Records to process:
_ _ _ _
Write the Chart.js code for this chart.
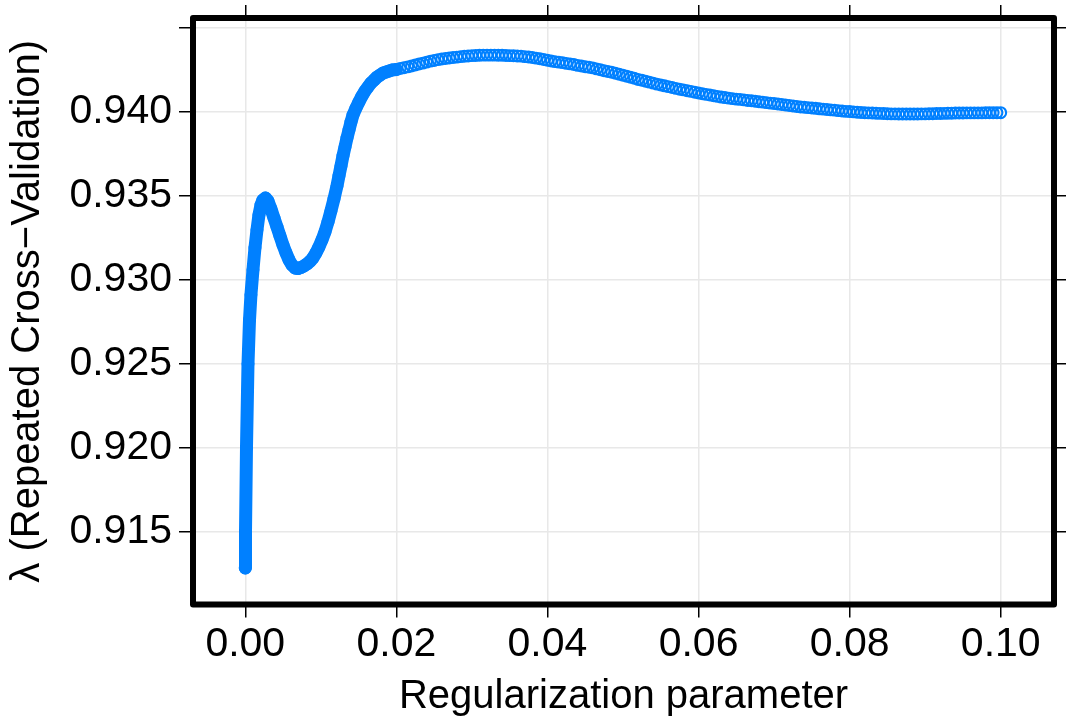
_ _ _ _
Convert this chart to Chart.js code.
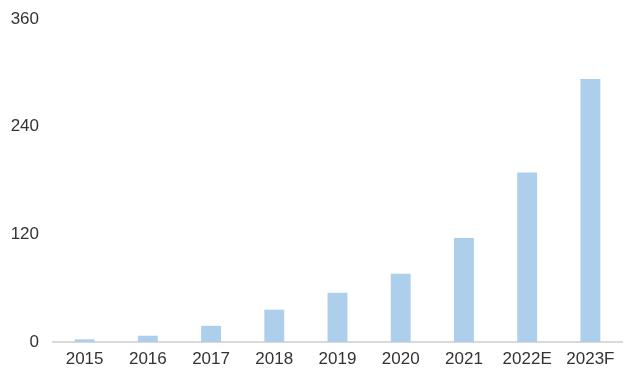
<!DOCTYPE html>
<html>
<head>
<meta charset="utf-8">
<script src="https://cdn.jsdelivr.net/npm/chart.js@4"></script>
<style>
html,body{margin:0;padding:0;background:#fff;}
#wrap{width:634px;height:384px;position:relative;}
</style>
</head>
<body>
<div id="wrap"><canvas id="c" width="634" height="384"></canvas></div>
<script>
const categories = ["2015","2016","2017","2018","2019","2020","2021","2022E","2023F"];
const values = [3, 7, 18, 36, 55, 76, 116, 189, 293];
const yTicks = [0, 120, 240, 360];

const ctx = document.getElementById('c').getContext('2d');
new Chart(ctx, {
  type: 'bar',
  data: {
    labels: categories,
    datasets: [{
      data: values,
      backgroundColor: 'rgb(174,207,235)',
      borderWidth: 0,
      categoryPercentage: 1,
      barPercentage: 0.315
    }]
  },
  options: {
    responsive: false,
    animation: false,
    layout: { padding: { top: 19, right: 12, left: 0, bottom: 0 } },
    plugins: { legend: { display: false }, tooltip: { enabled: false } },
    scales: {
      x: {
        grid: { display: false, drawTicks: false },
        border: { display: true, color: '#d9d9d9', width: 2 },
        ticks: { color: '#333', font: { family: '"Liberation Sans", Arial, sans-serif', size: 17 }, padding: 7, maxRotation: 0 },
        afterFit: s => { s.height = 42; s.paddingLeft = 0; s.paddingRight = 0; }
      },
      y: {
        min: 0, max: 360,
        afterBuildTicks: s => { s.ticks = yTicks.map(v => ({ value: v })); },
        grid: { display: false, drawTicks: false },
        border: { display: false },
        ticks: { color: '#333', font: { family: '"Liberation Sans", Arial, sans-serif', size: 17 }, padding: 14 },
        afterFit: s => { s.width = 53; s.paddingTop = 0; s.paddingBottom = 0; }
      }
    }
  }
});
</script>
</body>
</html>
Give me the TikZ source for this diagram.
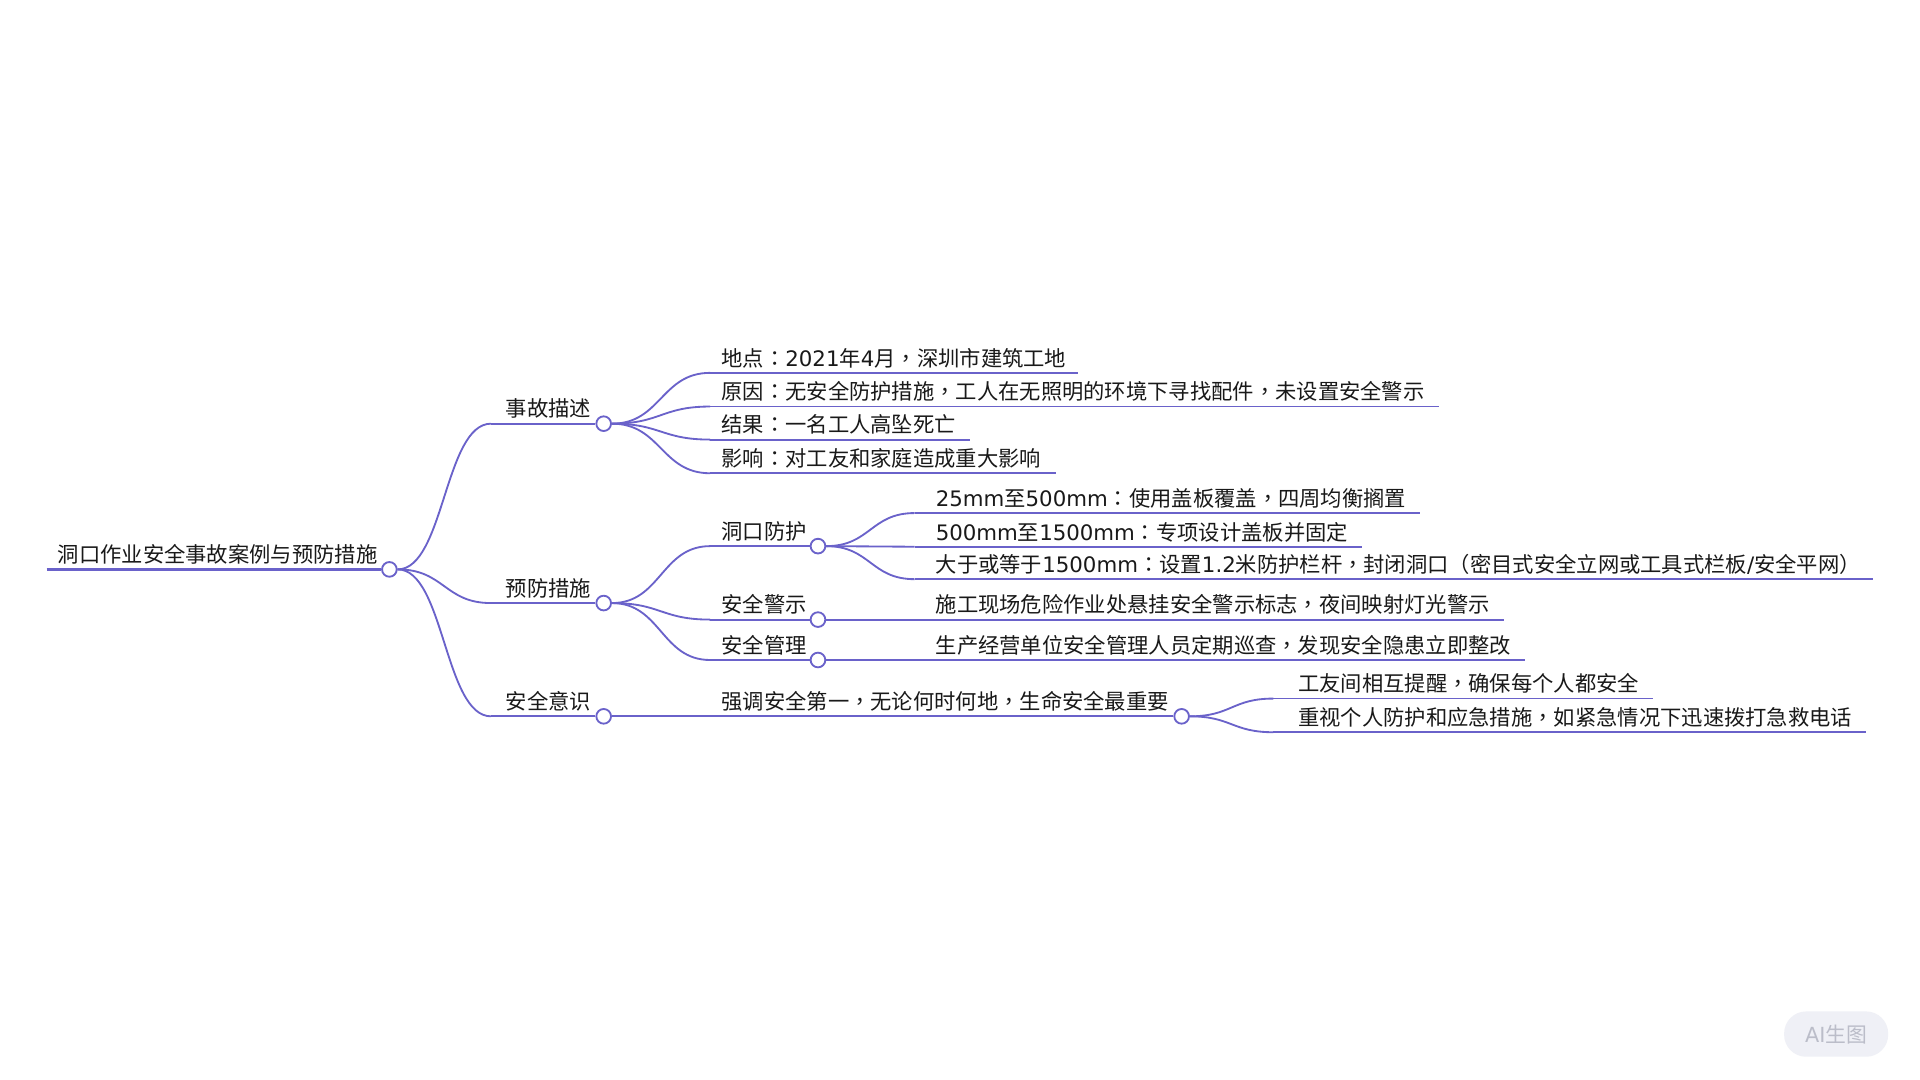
_ _ _ _
Instruction:
Omit all pictures, and reproduce exactly the lines from the one holding "Convert this chart to Chart.js code." through the one holding "const yTicks = [0, 120, 240, 360];", both included.

Reply:
Convert this chart to Chart.js code.
<!DOCTYPE html>
<html>
<head>
<meta charset="utf-8">
<script src="https://cdn.jsdelivr.net/npm/chart.js@4"></script>
<style>
html,body{margin:0;padding:0;background:#fff;}
#wrap{width:634px;height:384px;position:relative;}
</style>
</head>
<body>
<div id="wrap"><canvas id="c" width="634" height="384"></canvas></div>
<script>
const categories = ["2015","2016","2017","2018","2019","2020","2021","2022E","2023F"];
const values = [3, 7, 18, 36, 55, 76, 116, 189, 293];
const yTicks = [0, 120, 240, 360];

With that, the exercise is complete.